▶ **Given problem**:
Which lines fall between the line holding "Convert this chart to matplotlib code." and the line holding "47.9, 47.6, 44.9]", inclusive? Retype them exactly, without the pictures, and add nothing else.

▶ **Record extracts**:
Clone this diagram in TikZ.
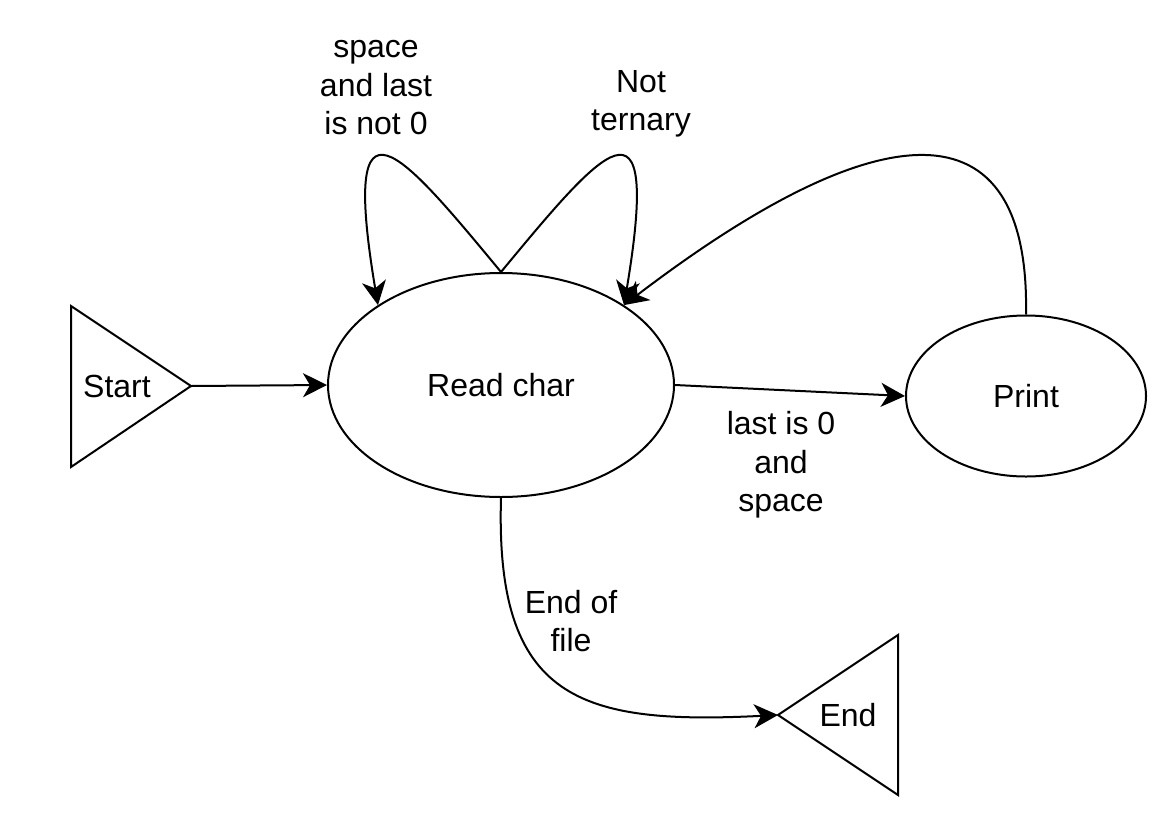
\documentclass[tikz,border=0pt]{standalone}
\usepackage{fontspec}
\setmainfont{Liberation Sans}
\usetikzlibrary{arrows.meta,shapes.geometric}
\tikzset{
  state/.style={draw, ellipse, line width=1pt, inner sep=0pt},
  arr/.style={-{Stealth[length=12pt,width=12pt,inset=3.5pt]}, line width=1pt},
  lbl/.style={align=center}
}
\begin{document}
\begin{tikzpicture}[x=0.5pt, y=-0.5pt]
    \fontsize{16pt}{19.25pt}\selectfont
    \useasboundingbox (0, 0) rectangle (1166, 830);
    % states
    \node[state, minimum width=173pt, minimum height=112pt] (read) at (501, 385) {Read char};
    \node[state, minimum width=120pt, minimum height=80.5pt] (print) at (1026, 396) {Print};
    % start and end triangles
    \draw[line width=1pt, line join=miter] (71, 306) -- (191, 386) -- (71, 467) -- cycle;
    \coordinate (starttip) at (191, 386);
    \node (start) at (117, 386) {Start};
    \draw[line width=1pt, line join=miter] (898, 635) -- (778, 715) -- (898, 795) -- cycle;
    \coordinate (endtip) at (778, 715);
    \node (end) at (848, 715) {End};
    % transitions
    \draw[arr] (starttip) -- (read.west);
    \draw[arr] (read.east) -- (print.west);
    \draw[arr] (read.north) .. controls (400, 150) and (340, 78) .. (read.147);
    \draw[arr] (read.north) .. controls (602, 150) and (662, 78) .. (read.33);
    \draw[arr] (print.north) .. controls (1030, 100) and (880, 110) .. (read.33);
    \draw[arr] (read.south) .. controls (495, 700) and (580, 725) .. (endtip);
    % labels
    \node[lbl] (l1) at (376, 88) {space\\and last\\is not 0};
    \node[lbl] (l2) at (641, 104) {Not\\ternary};
    \node[lbl] (l3) at (781, 465) {last is 0\\and\\space};
    \node[lbl] (l4) at (571, 621) {End of\\file};
\end{tikzpicture}
\end{document}
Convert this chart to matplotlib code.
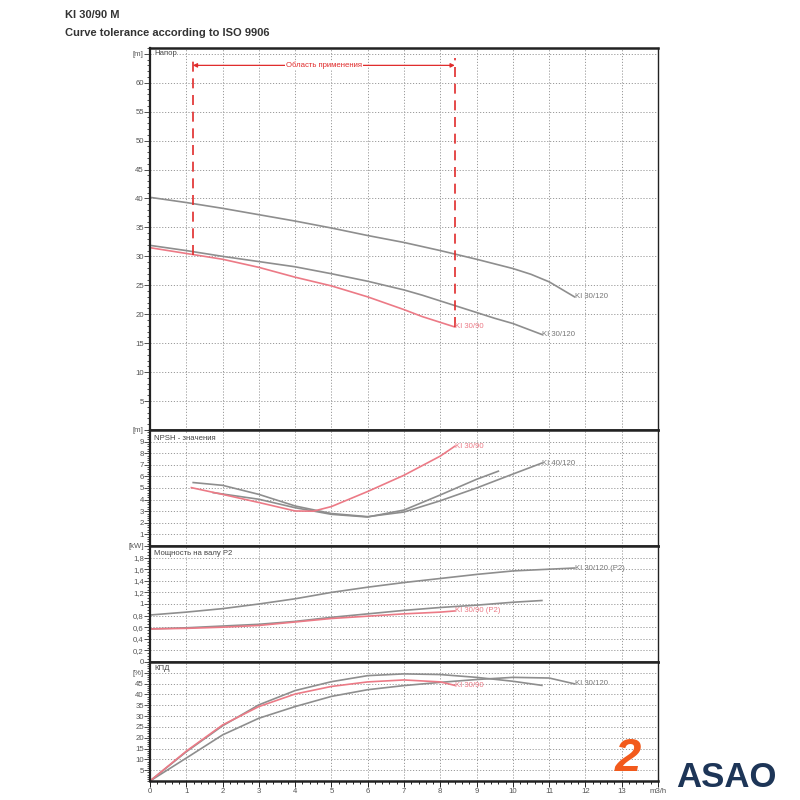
import matplotlib
matplotlib.use("Agg")
import matplotlib.pyplot as plt
from matplotlib.ticker import MultipleLocator, FixedLocator, FixedFormatter

plt.rcParams['font.family'] = ['Liberation Sans', 'DejaVu Sans']

# ---------------- data ----------------
title_1 = "KI 30/90 M"
title_2 = "Curve tolerance according to ISO 9906"

# Head [m]
head_upper_q = [0, 1, 2, 3, 4, 5, 6, 7, 8, 9, 10, 10.5, 11, 11.7]
head_upper_h = [40.2, 39.3, 38.3, 37.2, 36.1, 34.9, 33.6, 32.4, 31.0, 29.5, 27.9, 26.9, 25.6, 23.0]
head_lower_q = [0, 1, 2, 3, 4, 5, 6, 7, 7.5, 8, 8.5, 9, 9.5, 10, 10.8]
head_lower_h = [31.9, 31.0, 30.0, 29.1, 28.2, 27.0, 25.7, 24.2, 23.3, 22.3, 21.3, 20.3, 19.3, 18.4, 16.5]
head_red_q = [0, 1, 2, 3, 4, 5, 6, 7, 7.5, 8, 8.4]
head_red_h = [31.5, 30.5, 29.5, 28.1, 26.4, 24.9, 23.0, 20.8, 19.6, 18.6, 17.8]

# application range
range_q = [1.18, 8.4]
range_h_bottom = [30.2, 17.8]
range_h_top = 64.3
range_arrow_h = 63.0
range_text = "Область применения"

# NPSH [m]
npsh_red_q = [1.14, 2, 3, 4, 4.5, 5, 6, 7, 8, 8.4]
npsh_red_v = [5.03, 4.45, 3.75, 3.02, 3.0, 3.4, 4.7, 6.1, 7.75, 8.6]
npsh_a_q = [1.19, 2, 3, 4, 5, 6, 7, 8, 9, 10, 10.8]
npsh_a_v = [5.47, 5.23, 4.45, 3.45, 2.8, 2.53, 2.93, 3.9, 5.0, 6.2, 7.15]
npsh_b_q = [1.74, 3, 4, 5, 6, 7, 8, 9, 9.6]
npsh_b_v = [4.6, 4.03, 3.3, 2.73, 2.5, 3.1, 4.4, 5.75, 6.45]

# Power P2 [kW]
p2_upper_q = [0, 1, 2, 3, 4, 5, 6, 7, 8, 9, 10, 11, 11.7]
p2_upper_v = [0.81, 0.86, 0.92, 1.0, 1.09, 1.2, 1.29, 1.37, 1.44, 1.51, 1.57, 1.6, 1.62]
p2_lower_q = [0, 1, 2, 3, 4, 5, 6, 7, 8, 9, 10, 10.8]
p2_lower_v = [0.57, 0.59, 0.62, 0.65, 0.70, 0.77, 0.83, 0.89, 0.94, 0.98, 1.03, 1.06]
p2_red_q = [0, 1, 2, 3, 4, 5, 6, 7, 8, 8.4]
p2_red_v = [0.57, 0.58, 0.60, 0.63, 0.69, 0.75, 0.79, 0.83, 0.86, 0.88]

# Efficiency [%]
eff_a_q = [0, 1, 2, 3, 4, 5, 6, 7, 8, 9, 10, 10.8]
eff_a_v = [0, 13.5, 25.5, 35.2, 41.8, 45.9, 48.7, 49.5, 49.2, 47.9, 46.1, 44.2]
eff_red_q = [0, 1, 2, 3, 4, 5, 6, 7, 8, 8.4]
eff_red_v = [0, 13.8, 25.9, 34.4, 40.2, 43.7, 45.8, 46.7, 45.8, 44.2]
eff_b_q = [0, 1, 2, 3, 4, 5, 6, 7, 8, 9, 10, 11, 11.7]
eff_b_v = [0, 10.6, 21.3, 29.0, 34.4, 39.1, 42.2, 44.1, 45.6, 46.9, 47.9, 47.6, 44.9]

x_ticks = list(range(0, 15))
x_labels = [str(i) for i in range(0, 14)] + ["m3/h"]

# ---------------- style ----------------
GRAY = "#8e8e8e"
RED = "#ec7a86"
DRED = "#e02b2b"
TXT = "#555555"
FS = 5.6

fig = plt.figure(figsize=(8, 8), dpi=100)
L, W = 0.1875, 0.635
ax_h = fig.add_axes([L, 0.4625, W, 0.4775])
ax_n = fig.add_axes([L, 0.3175, W, 0.145], sharex=ax_h)
ax_p = fig.add_axes([L, 0.1725, W, 0.145], sharex=ax_h)
ax_e = fig.add_axes([L, 0.02375, W, 0.14875], sharex=ax_h)
axes = [ax_h, ax_n, ax_p, ax_e]

for ax in axes:
    ax.set_xlim(0, 14)
    ax.xaxis.set_major_locator(MultipleLocator(1))
    ax.xaxis.set_minor_locator(MultipleLocator(0.2))
    ax.grid(True, which='major', color="#9a9a9a", linestyle=(0, (1.2, 1.8)), linewidth=0.7)
    ax.tick_params(axis='y', which='both', direction='out', colors="#333333", labelsize=FS,
                   labelcolor=TXT, length=4, width=0.6, pad=0.5)
    ax.tick_params(axis='y', which='minor', length=2)
    ax.tick_params(axis='x', which='both', direction='out', length=0, labelbottom=False)
    for s in ['left', 'right', 'top', 'bottom']:
        ax.spines[s].set_color("#222222")
        ax.spines[s].set_linewidth(1.0)
    ax.spines['left'].set_linewidth(1.6)
    ax.spines['top'].set_linewidth(1.8)
    ax.spines['bottom'].set_linewidth(1.8)
    ax.set_axisbelow(True)

ax_e.tick_params(axis='x', which='both', length=4, labelbottom=True, labelsize=FS,
                 labelcolor=TXT, width=0.6, pad=1)
ax_e.tick_params(axis='x', which='minor', length=2.5)
ax_e.xaxis.set_major_locator(FixedLocator(x_ticks))
ax_e.xaxis.set_major_formatter(FixedFormatter(x_labels))

# Head panel
ax_h.set_ylim(0, 66)
h_ticks = list(range(5, 70, 5))
ax_h.yaxis.set_major_locator(FixedLocator(h_ticks))
ax_h.yaxis.set_major_formatter(FixedFormatter([str(t) for t in h_ticks[:-1]] + ["[m]"]))
ax_h.yaxis.set_minor_locator(MultipleLocator(1))
ax_h.plot(head_upper_q, head_upper_h, color=GRAY, lw=1.2)
ax_h.plot(head_lower_q, head_lower_h, color=GRAY, lw=1.2)
ax_h.plot(head_red_q, head_red_h, color=RED, lw=1.2)
ax_h.text(head_upper_q[-1], head_upper_h[-1], "KI 30/120", fontsize=FS, color="#777777", va='center', ha='left')
ax_h.text(head_lower_q[-1], head_lower_h[-1], "KI 30/120", fontsize=FS, color="#777777", va='center', ha='left')
ax_h.text(head_red_q[-1], head_red_h[-1], "KI 30/90", fontsize=FS, color=RED, va='center', ha='left')
for q, hb in zip(range_q, range_h_bottom):
    ax_h.plot([q, q], [hb, range_h_top], color=DRED, lw=1.2, linestyle=(0, (6, 4)))
ax_h.annotate("", xy=(range_q[0], range_arrow_h), xytext=(range_q[1], range_arrow_h),
              arrowprops=dict(arrowstyle='<|-|>', color=DRED, lw=0.9, mutation_scale=6,
                              shrinkA=0, shrinkB=0))
ax_h.text(sum(range_q) / 2, range_arrow_h, range_text, fontsize=FS, color=DRED, ha='center', va='center',
          bbox=dict(facecolor='white', edgecolor='none', pad=0.5))
ax_h.text(0.12, 65, "Напор", fontsize=FS, color="#444444", va='center', ha='left',
          bbox=dict(facecolor='white', edgecolor='none', pad=0.3))

# NPSH panel
ax_n.set_ylim(0, 10)
n_ticks = list(range(1, 11))
ax_n.yaxis.set_major_locator(FixedLocator(n_ticks))
ax_n.yaxis.set_major_formatter(FixedFormatter([str(t) for t in n_ticks[:-1]] + ["[m]"]))
ax_n.yaxis.set_minor_locator(MultipleLocator(0.2))
ax_n.plot(npsh_a_q, npsh_a_v, color=GRAY, lw=1.2)
ax_n.plot(npsh_b_q, npsh_b_v, color=GRAY, lw=1.2)
ax_n.plot(npsh_red_q, npsh_red_v, color=RED, lw=1.2)
ax_n.text(npsh_red_q[-1], npsh_red_v[-1], "KI 30/90", fontsize=FS, color=RED, va='center', ha='left')
ax_n.text(npsh_a_q[-1], npsh_a_v[-1], "KI 40/120", fontsize=FS, color="#777777", va='center', ha='left')
ax_n.text(0.12, 9.3, "NPSH - значения", fontsize=FS, color="#444444", va='center', ha='left',
          bbox=dict(facecolor='white', edgecolor='none', pad=0.3))

# Power panel
ax_p.set_ylim(0, 2.0)
p_ticks = [0, 0.2, 0.4, 0.6, 0.8, 1.0, 1.2, 1.4, 1.6, 1.8, 2.0]
p_labels = ["0", "0,2", "0,4", "0,6", "0,8", "1", "1,2", "1,4", "1,6", "1,8", "[kW]"]
ax_p.yaxis.set_major_locator(FixedLocator(p_ticks))
ax_p.yaxis.set_major_formatter(FixedFormatter(p_labels))
ax_p.yaxis.set_minor_locator(MultipleLocator(0.05))
ax_p.plot(p2_upper_q, p2_upper_v, color=GRAY, lw=1.2)
ax_p.plot(p2_lower_q, p2_lower_v, color=GRAY, lw=1.2)
ax_p.plot(p2_red_q, p2_red_v, color=RED, lw=1.2)
ax_p.text(p2_upper_q[-1], p2_upper_v[-1], "KI 30/120 (P2)", fontsize=FS, color="#777777", va='center', ha='left')
ax_p.text(p2_red_q[-1], p2_red_v[-1], "KI 30/90 (P2)", fontsize=FS, color=RED, va='center', ha='left')
ax_p.text(0.12, 1.87, "Мощность на валу P2", fontsize=FS, color="#444444", va='center', ha='left',
          bbox=dict(facecolor='white', edgecolor='none', pad=0.3))

# Efficiency panel
ax_e.set_ylim(0, 55)
e_ticks = [5, 10, 15, 20, 25, 30, 35, 40, 45, 50]
ax_e.yaxis.set_major_locator(FixedLocator(e_ticks))
ax_e.yaxis.set_major_formatter(FixedFormatter([str(t) for t in e_ticks[:-1]] + ["[%]"]))
ax_e.yaxis.set_minor_locator(MultipleLocator(1))
ax_e.plot(eff_a_q, eff_a_v, color=GRAY, lw=1.2)
ax_e.plot(eff_b_q, eff_b_v, color=GRAY, lw=1.2)
ax_e.plot(eff_red_q, eff_red_v, color=RED, lw=1.2)
ax_e.text(eff_red_q[-1], eff_red_v[-1], "KI 30/90", fontsize=FS, color=RED, va='center', ha='left')
ax_e.text(eff_b_q[-1], eff_b_v[-1], "KI 30/120", fontsize=FS, color="#777777", va='center', ha='left')
ax_e.text(0.12, 52, "КПД", fontsize=FS, color="#444444", va='center', ha='left',
          bbox=dict(facecolor='white', edgecolor='none', pad=0.3))

# Titles
fig.text(0.081, 0.987, title_1, fontsize=8, fontweight='bold', color="#333333", va='top', ha='left')
fig.text(0.081, 0.965, title_2, fontsize=8, fontweight='bold', color="#333333", va='top', ha='left')

# Logo
fig.text(0.785, 0.024, "2", fontsize=34, fontweight='bold', style='italic', color="#f25a1c",
         va='bottom', ha='center')
fig.text(0.845, 0.028, "ASAO", fontsize=25, fontweight='bold', color="#1d3557", va='center', ha='left')

fig.savefig("out.png", dpi=100, facecolor='white')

▶ **Task answer**:
Convert this chart to matplotlib code.
import matplotlib
matplotlib.use("Agg")
import matplotlib.pyplot as plt
from matplotlib.ticker import MultipleLocator, FixedLocator, FixedFormatter

plt.rcParams['font.family'] = ['Liberation Sans', 'DejaVu Sans']

# ---------------- data ----------------
title_1 = "KI 30/90 M"
title_2 = "Curve tolerance according to ISO 9906"

# Head [m]
head_upper_q = [0, 1, 2, 3, 4, 5, 6, 7, 8, 9, 10, 10.5, 11, 11.7]
head_upper_h = [40.2, 39.3, 38.3, 37.2, 36.1, 34.9, 33.6, 32.4, 31.0, 29.5, 27.9, 26.9, 25.6, 23.0]
head_lower_q = [0, 1, 2, 3, 4, 5, 6, 7, 7.5, 8, 8.5, 9, 9.5, 10, 10.8]
head_lower_h = [31.9, 31.0, 30.0, 29.1, 28.2, 27.0, 25.7, 24.2, 23.3, 22.3, 21.3, 20.3, 19.3, 18.4, 16.5]
head_red_q = [0, 1, 2, 3, 4, 5, 6, 7, 7.5, 8, 8.4]
head_red_h = [31.5, 30.5, 29.5, 28.1, 26.4, 24.9, 23.0, 20.8, 19.6, 18.6, 17.8]

# application range
range_q = [1.18, 8.4]
range_h_bottom = [30.2, 17.8]
range_h_top = 64.3
range_arrow_h = 63.0
range_text = "Область применения"

# NPSH [m]
npsh_red_q = [1.14, 2, 3, 4, 4.5, 5, 6, 7, 8, 8.4]
npsh_red_v = [5.03, 4.45, 3.75, 3.02, 3.0, 3.4, 4.7, 6.1, 7.75, 8.6]
npsh_a_q = [1.19, 2, 3, 4, 5, 6, 7, 8, 9, 10, 10.8]
npsh_a_v = [5.47, 5.23, 4.45, 3.45, 2.8, 2.53, 2.93, 3.9, 5.0, 6.2, 7.15]
npsh_b_q = [1.74, 3, 4, 5, 6, 7, 8, 9, 9.6]
npsh_b_v = [4.6, 4.03, 3.3, 2.73, 2.5, 3.1, 4.4, 5.75, 6.45]

# Power P2 [kW]
p2_upper_q = [0, 1, 2, 3, 4, 5, 6, 7, 8, 9, 10, 11, 11.7]
p2_upper_v = [0.81, 0.86, 0.92, 1.0, 1.09, 1.2, 1.29, 1.37, 1.44, 1.51, 1.57, 1.6, 1.62]
p2_lower_q = [0, 1, 2, 3, 4, 5, 6, 7, 8, 9, 10, 10.8]
p2_lower_v = [0.57, 0.59, 0.62, 0.65, 0.70, 0.77, 0.83, 0.89, 0.94, 0.98, 1.03, 1.06]
p2_red_q = [0, 1, 2, 3, 4, 5, 6, 7, 8, 8.4]
p2_red_v = [0.57, 0.58, 0.60, 0.63, 0.69, 0.75, 0.79, 0.83, 0.86, 0.88]

# Efficiency [%]
eff_a_q = [0, 1, 2, 3, 4, 5, 6, 7, 8, 9, 10, 10.8]
eff_a_v = [0, 13.5, 25.5, 35.2, 41.8, 45.9, 48.7, 49.5, 49.2, 47.9, 46.1, 44.2]
eff_red_q = [0, 1, 2, 3, 4, 5, 6, 7, 8, 8.4]
eff_red_v = [0, 13.8, 25.9, 34.4, 40.2, 43.7, 45.8, 46.7, 45.8, 44.2]
eff_b_q = [0, 1, 2, 3, 4, 5, 6, 7, 8, 9, 10, 11, 11.7]
eff_b_v = [0, 10.6, 21.3, 29.0, 34.4, 39.1, 42.2, 44.1, 45.6, 46.9, 47.9, 47.6, 44.9]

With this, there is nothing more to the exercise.